• GIVEN REQUEST
Find the string "this" in the records. Copy every line it appears in.

(Records with drawing code)
------------------------------------

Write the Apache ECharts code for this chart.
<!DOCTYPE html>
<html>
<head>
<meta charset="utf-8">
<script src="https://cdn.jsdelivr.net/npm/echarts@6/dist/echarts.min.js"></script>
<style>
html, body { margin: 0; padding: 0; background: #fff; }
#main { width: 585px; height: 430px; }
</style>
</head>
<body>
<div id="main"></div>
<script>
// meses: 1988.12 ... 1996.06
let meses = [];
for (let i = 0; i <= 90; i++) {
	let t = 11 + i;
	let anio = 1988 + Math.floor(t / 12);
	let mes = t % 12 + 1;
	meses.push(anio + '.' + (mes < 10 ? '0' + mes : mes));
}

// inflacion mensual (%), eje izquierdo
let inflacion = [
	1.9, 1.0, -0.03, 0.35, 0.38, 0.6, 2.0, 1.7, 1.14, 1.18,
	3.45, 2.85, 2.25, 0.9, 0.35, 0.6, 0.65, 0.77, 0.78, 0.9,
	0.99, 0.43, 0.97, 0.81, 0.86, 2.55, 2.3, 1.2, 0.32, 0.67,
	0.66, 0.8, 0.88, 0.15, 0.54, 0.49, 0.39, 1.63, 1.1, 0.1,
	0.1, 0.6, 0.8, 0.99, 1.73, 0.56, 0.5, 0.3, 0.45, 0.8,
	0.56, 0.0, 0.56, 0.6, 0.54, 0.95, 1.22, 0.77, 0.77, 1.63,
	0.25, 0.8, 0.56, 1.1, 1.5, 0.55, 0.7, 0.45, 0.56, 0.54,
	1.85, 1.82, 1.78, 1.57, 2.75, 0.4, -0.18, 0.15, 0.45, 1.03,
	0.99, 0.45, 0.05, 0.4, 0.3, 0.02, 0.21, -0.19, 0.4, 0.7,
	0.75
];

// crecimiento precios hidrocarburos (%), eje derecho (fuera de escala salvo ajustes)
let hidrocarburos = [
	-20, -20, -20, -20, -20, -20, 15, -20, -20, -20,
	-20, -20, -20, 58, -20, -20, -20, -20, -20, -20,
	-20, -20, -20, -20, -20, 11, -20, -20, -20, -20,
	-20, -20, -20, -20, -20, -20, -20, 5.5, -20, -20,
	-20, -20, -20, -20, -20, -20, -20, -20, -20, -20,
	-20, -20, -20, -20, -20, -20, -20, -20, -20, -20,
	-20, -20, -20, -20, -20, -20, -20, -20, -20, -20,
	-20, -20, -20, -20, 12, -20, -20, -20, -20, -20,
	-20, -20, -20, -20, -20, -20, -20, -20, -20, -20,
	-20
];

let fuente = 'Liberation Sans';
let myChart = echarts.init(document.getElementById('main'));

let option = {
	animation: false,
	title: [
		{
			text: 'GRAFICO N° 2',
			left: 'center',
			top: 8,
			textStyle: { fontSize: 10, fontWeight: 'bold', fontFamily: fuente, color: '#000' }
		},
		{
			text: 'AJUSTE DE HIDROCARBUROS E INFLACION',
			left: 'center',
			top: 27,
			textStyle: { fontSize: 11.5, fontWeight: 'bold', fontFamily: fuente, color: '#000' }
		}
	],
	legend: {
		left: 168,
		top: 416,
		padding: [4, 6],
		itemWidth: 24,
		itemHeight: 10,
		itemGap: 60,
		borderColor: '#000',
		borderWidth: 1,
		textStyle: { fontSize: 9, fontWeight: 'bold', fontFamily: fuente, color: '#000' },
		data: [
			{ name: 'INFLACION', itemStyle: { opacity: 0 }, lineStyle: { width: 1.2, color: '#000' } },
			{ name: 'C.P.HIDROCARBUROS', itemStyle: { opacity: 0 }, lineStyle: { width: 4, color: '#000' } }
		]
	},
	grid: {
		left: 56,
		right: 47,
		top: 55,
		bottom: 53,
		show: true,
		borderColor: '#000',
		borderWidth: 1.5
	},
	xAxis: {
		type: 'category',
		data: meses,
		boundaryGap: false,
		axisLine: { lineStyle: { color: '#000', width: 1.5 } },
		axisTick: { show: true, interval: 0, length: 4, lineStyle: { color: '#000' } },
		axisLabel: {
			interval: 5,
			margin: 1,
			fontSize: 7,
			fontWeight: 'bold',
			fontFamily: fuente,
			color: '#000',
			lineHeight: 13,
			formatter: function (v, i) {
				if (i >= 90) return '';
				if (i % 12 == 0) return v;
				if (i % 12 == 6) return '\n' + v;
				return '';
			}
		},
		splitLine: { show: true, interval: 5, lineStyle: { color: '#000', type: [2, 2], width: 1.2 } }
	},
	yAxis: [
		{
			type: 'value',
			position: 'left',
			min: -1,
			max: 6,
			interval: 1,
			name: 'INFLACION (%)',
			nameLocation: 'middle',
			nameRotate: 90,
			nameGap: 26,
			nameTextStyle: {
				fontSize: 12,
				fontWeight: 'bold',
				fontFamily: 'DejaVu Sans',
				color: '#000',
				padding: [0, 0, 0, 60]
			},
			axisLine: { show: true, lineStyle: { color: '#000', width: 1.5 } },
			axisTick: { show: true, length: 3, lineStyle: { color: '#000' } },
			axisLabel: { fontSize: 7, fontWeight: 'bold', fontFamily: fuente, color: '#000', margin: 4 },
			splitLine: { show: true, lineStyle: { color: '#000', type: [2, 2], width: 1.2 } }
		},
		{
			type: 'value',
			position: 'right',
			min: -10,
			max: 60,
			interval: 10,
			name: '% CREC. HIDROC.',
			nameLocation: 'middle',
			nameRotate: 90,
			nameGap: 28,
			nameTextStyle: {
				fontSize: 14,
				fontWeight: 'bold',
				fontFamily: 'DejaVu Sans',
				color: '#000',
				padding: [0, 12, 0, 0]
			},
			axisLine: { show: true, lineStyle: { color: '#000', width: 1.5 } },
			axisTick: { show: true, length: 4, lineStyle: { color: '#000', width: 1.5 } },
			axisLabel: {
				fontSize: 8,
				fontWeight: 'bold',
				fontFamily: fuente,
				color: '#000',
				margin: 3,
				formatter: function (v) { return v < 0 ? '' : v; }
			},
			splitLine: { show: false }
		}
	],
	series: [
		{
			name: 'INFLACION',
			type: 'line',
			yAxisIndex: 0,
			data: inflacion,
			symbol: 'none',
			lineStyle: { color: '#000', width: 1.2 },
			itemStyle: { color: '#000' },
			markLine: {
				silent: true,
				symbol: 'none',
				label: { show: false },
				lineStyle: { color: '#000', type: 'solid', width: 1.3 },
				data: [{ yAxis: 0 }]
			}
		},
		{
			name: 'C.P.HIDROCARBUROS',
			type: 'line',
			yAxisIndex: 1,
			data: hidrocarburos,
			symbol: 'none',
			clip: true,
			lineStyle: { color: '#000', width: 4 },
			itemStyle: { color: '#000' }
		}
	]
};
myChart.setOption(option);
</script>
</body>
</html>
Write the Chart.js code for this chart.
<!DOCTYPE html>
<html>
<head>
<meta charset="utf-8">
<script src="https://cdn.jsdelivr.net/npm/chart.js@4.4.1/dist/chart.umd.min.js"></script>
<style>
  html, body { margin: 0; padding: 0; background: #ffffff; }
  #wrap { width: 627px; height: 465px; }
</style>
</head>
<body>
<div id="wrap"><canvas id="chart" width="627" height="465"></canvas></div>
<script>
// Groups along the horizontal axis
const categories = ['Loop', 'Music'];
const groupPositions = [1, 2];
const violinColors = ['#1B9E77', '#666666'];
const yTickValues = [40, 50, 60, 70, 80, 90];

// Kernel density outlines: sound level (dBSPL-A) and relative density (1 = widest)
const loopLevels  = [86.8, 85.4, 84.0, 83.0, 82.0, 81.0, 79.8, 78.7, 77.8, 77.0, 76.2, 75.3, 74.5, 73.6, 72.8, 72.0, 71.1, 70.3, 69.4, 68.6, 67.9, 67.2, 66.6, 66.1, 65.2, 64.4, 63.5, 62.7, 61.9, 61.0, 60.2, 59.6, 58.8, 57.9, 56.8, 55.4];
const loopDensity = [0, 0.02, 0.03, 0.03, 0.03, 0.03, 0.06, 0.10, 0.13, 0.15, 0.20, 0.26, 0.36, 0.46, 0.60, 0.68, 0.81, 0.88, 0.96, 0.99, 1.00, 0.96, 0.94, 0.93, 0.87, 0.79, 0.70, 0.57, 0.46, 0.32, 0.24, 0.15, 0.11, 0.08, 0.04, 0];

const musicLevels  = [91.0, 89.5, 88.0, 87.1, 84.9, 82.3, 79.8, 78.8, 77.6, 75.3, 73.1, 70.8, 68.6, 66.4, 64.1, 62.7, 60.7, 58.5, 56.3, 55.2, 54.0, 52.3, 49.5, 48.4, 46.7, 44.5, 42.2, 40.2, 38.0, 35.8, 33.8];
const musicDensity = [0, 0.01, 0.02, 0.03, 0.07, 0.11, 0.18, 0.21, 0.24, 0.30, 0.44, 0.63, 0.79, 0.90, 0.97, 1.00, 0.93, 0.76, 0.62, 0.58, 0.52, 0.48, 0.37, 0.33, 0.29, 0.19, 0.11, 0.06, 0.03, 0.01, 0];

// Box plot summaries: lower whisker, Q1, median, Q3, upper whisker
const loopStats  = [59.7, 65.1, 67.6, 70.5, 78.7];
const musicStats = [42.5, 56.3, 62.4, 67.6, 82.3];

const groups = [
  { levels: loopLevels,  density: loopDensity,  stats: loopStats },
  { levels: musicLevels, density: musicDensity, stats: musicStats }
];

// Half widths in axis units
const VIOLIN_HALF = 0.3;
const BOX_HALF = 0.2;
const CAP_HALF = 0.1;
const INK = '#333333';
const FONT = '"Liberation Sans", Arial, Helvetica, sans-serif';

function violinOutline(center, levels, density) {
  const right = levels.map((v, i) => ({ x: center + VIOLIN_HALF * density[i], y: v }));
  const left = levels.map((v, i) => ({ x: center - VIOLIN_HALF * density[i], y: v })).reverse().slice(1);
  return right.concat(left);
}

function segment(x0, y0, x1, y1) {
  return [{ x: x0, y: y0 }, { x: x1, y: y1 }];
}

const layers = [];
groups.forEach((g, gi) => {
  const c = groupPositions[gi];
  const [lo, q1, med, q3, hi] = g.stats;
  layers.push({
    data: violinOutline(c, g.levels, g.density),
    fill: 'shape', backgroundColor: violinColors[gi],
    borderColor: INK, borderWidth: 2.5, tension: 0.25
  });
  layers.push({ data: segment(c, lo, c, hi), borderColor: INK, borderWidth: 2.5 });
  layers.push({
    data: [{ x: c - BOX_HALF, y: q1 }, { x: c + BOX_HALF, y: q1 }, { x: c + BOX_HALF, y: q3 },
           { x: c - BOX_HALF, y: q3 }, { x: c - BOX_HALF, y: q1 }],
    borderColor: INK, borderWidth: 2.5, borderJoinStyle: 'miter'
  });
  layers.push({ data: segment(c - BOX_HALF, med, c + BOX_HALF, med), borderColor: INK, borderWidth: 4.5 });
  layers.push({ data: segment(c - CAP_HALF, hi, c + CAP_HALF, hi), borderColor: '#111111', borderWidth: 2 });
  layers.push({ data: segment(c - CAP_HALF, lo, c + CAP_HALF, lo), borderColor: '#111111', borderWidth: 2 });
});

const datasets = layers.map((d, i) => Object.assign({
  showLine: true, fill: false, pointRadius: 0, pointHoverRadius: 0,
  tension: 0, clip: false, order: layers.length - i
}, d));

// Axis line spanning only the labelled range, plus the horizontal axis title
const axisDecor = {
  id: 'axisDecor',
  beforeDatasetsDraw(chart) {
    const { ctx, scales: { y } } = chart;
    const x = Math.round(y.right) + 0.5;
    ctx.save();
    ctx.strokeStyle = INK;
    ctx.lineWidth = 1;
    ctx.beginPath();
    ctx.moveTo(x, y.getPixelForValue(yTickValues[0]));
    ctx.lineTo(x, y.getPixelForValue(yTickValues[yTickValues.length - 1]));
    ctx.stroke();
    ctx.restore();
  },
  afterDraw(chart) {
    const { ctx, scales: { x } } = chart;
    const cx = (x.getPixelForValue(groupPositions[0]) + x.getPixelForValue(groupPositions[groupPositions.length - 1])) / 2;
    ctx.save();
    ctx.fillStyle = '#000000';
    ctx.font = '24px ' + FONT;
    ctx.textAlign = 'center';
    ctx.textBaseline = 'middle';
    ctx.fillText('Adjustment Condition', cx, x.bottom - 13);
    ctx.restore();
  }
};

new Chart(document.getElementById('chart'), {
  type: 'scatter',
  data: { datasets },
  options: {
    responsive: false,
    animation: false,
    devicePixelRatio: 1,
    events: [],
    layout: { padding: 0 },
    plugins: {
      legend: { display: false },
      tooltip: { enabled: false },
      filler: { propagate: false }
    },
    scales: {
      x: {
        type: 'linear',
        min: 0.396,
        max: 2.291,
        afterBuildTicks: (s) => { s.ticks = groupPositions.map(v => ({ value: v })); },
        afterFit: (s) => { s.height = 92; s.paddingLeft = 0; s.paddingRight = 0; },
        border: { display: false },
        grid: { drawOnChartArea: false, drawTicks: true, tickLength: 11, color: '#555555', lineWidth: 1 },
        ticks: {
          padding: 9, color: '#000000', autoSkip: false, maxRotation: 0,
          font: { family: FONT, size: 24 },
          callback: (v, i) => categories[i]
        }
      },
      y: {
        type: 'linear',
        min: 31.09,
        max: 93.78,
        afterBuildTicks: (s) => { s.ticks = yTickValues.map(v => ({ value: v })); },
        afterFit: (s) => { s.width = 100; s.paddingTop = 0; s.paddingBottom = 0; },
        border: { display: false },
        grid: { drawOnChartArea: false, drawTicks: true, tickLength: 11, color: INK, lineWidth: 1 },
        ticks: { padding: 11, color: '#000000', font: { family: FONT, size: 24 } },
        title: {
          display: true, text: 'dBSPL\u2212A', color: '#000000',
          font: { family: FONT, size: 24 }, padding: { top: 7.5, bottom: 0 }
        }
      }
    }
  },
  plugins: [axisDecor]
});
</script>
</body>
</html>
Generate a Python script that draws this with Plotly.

------------------------------------

• TASK RESPONSE
Write the Apache ECharts code for this chart.
Write the Chart.js code for this chart.
Generate a Python script that draws this with Plotly.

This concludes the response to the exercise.